Quizás influenciados en exceso por la infinidad de películas en las que vemos a los protagonistas disfrutando y haciendo disfrutar en cantidades industriales y en posturas imposibles, y donde el personaje masculino es el amante perfecto, volviendo loca de placer y felicidad a la afortunadísima mujer que ha caído en sus brazos, planificamos, sobre todo los hombres, sesiones amatorias que deben cumplir con unos determinados requisitos.

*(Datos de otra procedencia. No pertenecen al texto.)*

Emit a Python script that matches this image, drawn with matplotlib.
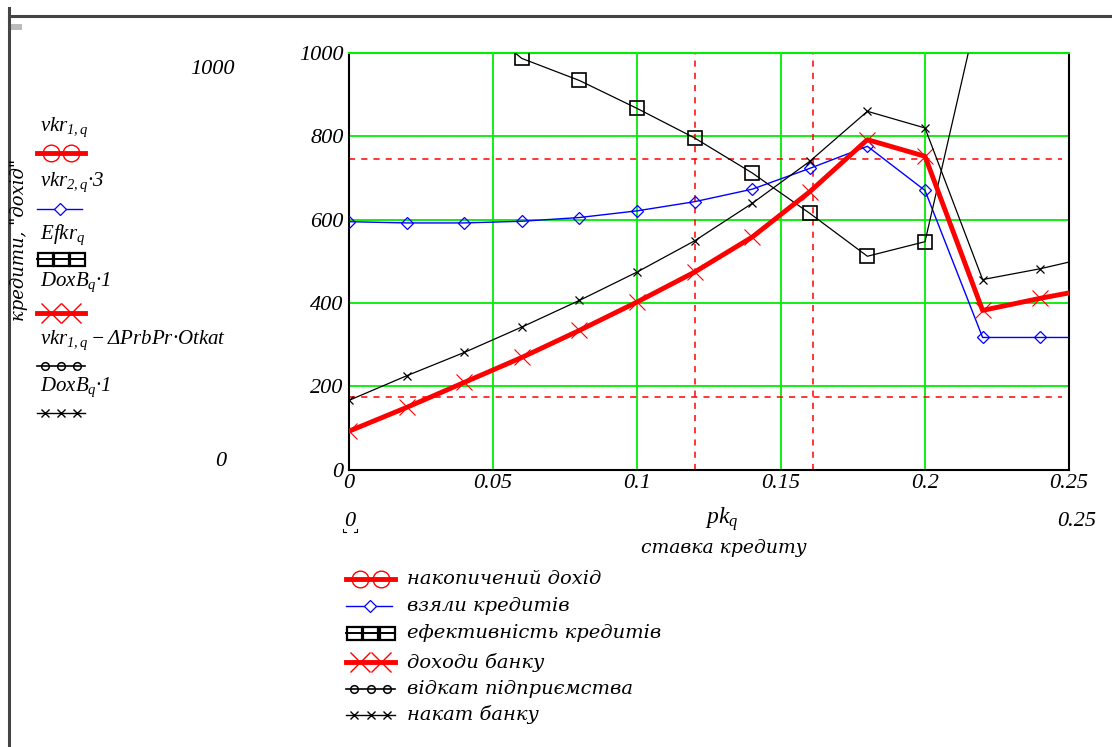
import numpy as np
import matplotlib.pyplot as plt
from matplotlib.font_manager import FontProperties

plt.rcParams['font.family'] = ['Liberation Serif', 'DejaVu Serif']
plt.rcParams['font.style'] = 'italic'
plt.rcParams['mathtext.fontset'] = 'custom'
plt.rcParams['mathtext.it'] = 'Liberation Serif:italic'
plt.rcParams['mathtext.rm'] = 'Liberation Serif:italic'

# ---- дані ----
pk = [0.0, 0.02, 0.04, 0.06, 0.08, 0.10, 0.12, 0.14, 0.16, 0.18, 0.20, 0.22, 0.24, 0.26]
vzyaly = [595, 592, 592, 596, 605, 621, 643, 673, 723, 776, 670, 317, 317, 317]
efkr = [1330, 1210, 1100, 987, 934, 867, 796, 712, 615, 512, 547, 1150, 1500, 1700]
doxb = [92, 149, 209, 269, 334, 402, 474, 558, 667, 792, 752, 382, 411, 437]
nakat = [166, 225, 281, 342, 406, 474, 549, 639, 740, 860, 820, 456, 482, 514]

makban007 = 0.12
makban00 = 0.161
doxpre = 745
bnkmak = 173

xticks = [0, 0.05, 0.1, 0.15, 0.2, 0.25]
xtick_labels = ['0', '0.05', '0.1', '0.15', '0.2', '0.25']
yticks = [0, 200, 400, 600, 800, 1000]
ytick_labels = ['0', '200', '400', '600', '800', '1000']

legend_labels = ['накопичений дохід', 'взяли кредитів', 'ефективність кредитів',
                 'доходи банку', 'відкат підприємства', 'накат банку']
trace_names = [r'$vkr_{1,q}$', r'$vkr_{2,q}·3$', r'$Efkr_q$', r'$DoxB_q·1$',
               r'$vkr_{1,q}−ΔPrbPr·Otkat$', r'$DoxB_q·1$']

W, H = 1112, 747
fig = plt.figure(figsize=(W / 100, H / 100), dpi=100)

ax = fig.add_axes([349 / W, 1 - 469.5 / H, 720 / W, 416.5 / H])
ax.set_xlim(0, 0.25)
ax.set_ylim(0, 1000)

green = '#00ee00'
tick_fp = FontProperties(family='Liberation Serif', style='italic', size=16)
ax.tick_params(length=0)
ax.tick_params(axis='x', pad=3)
ax.tick_params(axis='y', pad=4)
ax.set_xticks(xticks)
ax.set_xticklabels(xtick_labels, fontproperties=tick_fp)
ax.set_yticks(yticks)
ax.set_yticklabels(ytick_labels, fontproperties=tick_fp)
ax.grid(True, color=green, lw=1.3, ls='-')
ax.set_axisbelow(True)
for s in ax.spines.values():
    s.set_linewidth(1.5)
ax.spines['top'].set_color(green)

# маркери Mathcad (червоні пунктирні)
ax.axhline(doxpre, xmin=0, xmax=0.99, color='red', ls=(0, (4, 4)), lw=1.1)
ax.axhline(bnkmak, xmin=0, xmax=0.99, color='red', ls=(0, (4, 4)), lw=1.1)
ax.axvline(makban007, color='red', ls=(0, (4, 4)), lw=1.1)
ax.axvline(makban00, color='red', ls=(0, (4, 4)), lw=1.1)

ax.plot(pk, vzyaly, color='blue', lw=1.0, marker='D', ms=6.5, mfc='none', mec='blue', mew=0.9, zorder=3)
ax.plot(pk, efkr, color='black', lw=0.9, marker='s', ms=9.5, mfc='none', mec='black', mew=1.2, zorder=4)
ax.plot(pk, doxb, color='red', lw=3.5, marker='x', ms=12, mec='red', mew=0.8, zorder=5)
ax.plot(pk, nakat, color='black', lw=0.9, marker='x', ms=6, mec='black', mew=0.9, zorder=6)

# ---- накладка у піксельних координатах ----
ov = fig.add_axes([0, 0, 1, 1], zorder=-1)
ov.set_xlim(0, W)
ov.set_ylim(H, 0)
ov.axis('off')

ov.plot([8.5, 8.5], [8, H], color='#444444', lw=2.2)
ov.plot([8.5, W], [16, 16], color='#444444', lw=2.2)
ov.add_patch(plt.Rectangle((10, 24), 12, 6, color='#bbbbbb', lw=0))

fs = 16
cyr = ['DejaVu Serif']
ov.text(235, 70, '1000', ha='right', va='center', fontsize=fs)
ov.text(226, 462, '0', ha='right', va='center', fontsize=fs)
ov.text(19, 240, 'кредити, "дохід"', rotation=90, ha='center', va='center',
        fontsize=13, family=cyr)

ov.text(652, 104, 'makban007', ha='left', va='center', fontsize=fs)
ov.text(782, 104, 'makban00', ha='left', va='center', fontsize=fs)
ov.text(1064, 132, 'doxpre', ha='right', va='center', fontsize=fs)
ov.text(1064, 366, 'bnkmak', ha='right', va='center', fontsize=fs)

ov.text(350, 521, '0', ha='center', va='center', fontsize=fs)
ov.plot([343, 343, 346], [529, 532, 532], color='black', lw=0.8)
ov.plot([354, 357, 357], [532, 532, 529], color='black', lw=0.8)
ov.text(722, 519, r'$pk_q$', ha='center', va='center', fontsize=fs + 1)
ov.text(1077, 521, '0.25', ha='center', va='center', fontsize=fs)
ov.text(724, 548, 'ставка кредиту', ha='center', va='center', fontsize=13.5, family=cyr)


def sample(x0, x1, y, kind):
    xs3 = np.linspace(x0 + 8, x1 - 8, 3)
    xs2 = [x0 + 14, x1 - 14]
    if kind == 0:
        ov.plot([x0, x1], [y, y], color='red', lw=3.5)
        ov.plot(xs2, [y, y], ls='none', marker='o', ms=12, mfc='none', mec='red', mew=1.0)
    elif kind == 1:
        ov.plot([x0, x1 - 3], [y, y], color='blue', lw=1.0)
        ov.plot([(x0 + x1) / 2 - 1], [y], marker='D', ms=6.5, mfc='white', mec='blue', mew=0.9)
    elif kind == 2:
        for xc in xs3:
            ov.add_patch(plt.Rectangle((xc - 7.5, y - 6.5), 15, 13, fill=False, ec='black', lw=1.6))
        ov.plot([x0, x1], [y, y], color='black', lw=1.4)
    elif kind == 3:
        ov.plot([x0, x1], [y, y], color='red', lw=3.5)
        ov.plot(xs2, [y, y], ls='none', marker='x', ms=14, mec='red', mew=1.0)
    elif kind == 4:
        ov.plot([x0, x1], [y, y], color='black', lw=1.2)
        ov.plot(xs3, [y, y, y], ls='none', marker='o', ms=5.5, mfc='none', mec='black', mew=1.1)
    else:
        ov.plot([x0, x1], [y, y], color='black', lw=1.0)
        ov.plot(xs3, [y, y, y], ls='none', marker='x', ms=6, mec='black', mew=1.0)


# ліва легенда
left_text_y = [127, 182, 235, 282, 340, 387]
left_mark_y = [153, 209, 259, 313, 366, 413]
for i in range(6):
    ov.text(40, left_text_y[i], trace_names[i], ha='left', va='center', fontsize=15)
    sample(37, 85, left_mark_y[i], i)

# нижня легенда
bottom_y = [579, 606, 633, 662, 689, 715]
for i in range(6):
    sample(346, 395, bottom_y[i], i)
    ov.text(407, bottom_y[i], legend_labels[i], ha='left', va='center', fontsize=14, family=cyr)

fig.savefig('out.png', dpi=100)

Pero resulta que la Ley de Murphy nunca falla y basta con proponerse ser una máquina de derrochar orgasmos, como si de un torneo se tratara, para que el éxtasis masculino, el que marcará el final del acto amoroso, llegue a los pocos segundos. Basta con que se pretenda estar muy excitado para que no se tenga ganas de nada. O, al revés, si lo que se prefiere es mantener una fogosidad moderada, al final se actúa igual que los conejos.
Del mismo modo que el miedo a dormir suele impedir que se concilie el sueño, el miedo a no estar a la altura esperada impide alcanzarla. Para empezar, se pone tensión en unos momentos que se supone deberían darnos placer.
Plantearse una relación sexual como un examen es comenzar mal y acabar peor, es plantearse un problema que no existe, es temer a un fracaso inventado.
Obstinarse en conseguir un orgasmo de umbral doble enfocado al placer bipolar es mantener la mente ocupada fuera de donde debería estar, que es en la comunicación que debería ser toda relación amorosa, en el xxxxxx de sensaciones; muy lejos, al fin y al cabo, de disfrutar del momento.
Es una paradoja que los humanos, que somos de las pocas criaturas que practicamos el sexo por placer, nos impongamos reglas innecesarias, miedos y esfuerzos que no sólo no llegan a ninguna parte sino que son un obstáculo que anula la sencillez y la espontaneidad que pide el cuerpo.
De este modo no se disfruta de la sexualidad ni antes, por el miedo, ni durante, por la concentración en la teoría, ni después, por el fracaso al que nos hemos abocado de antemano.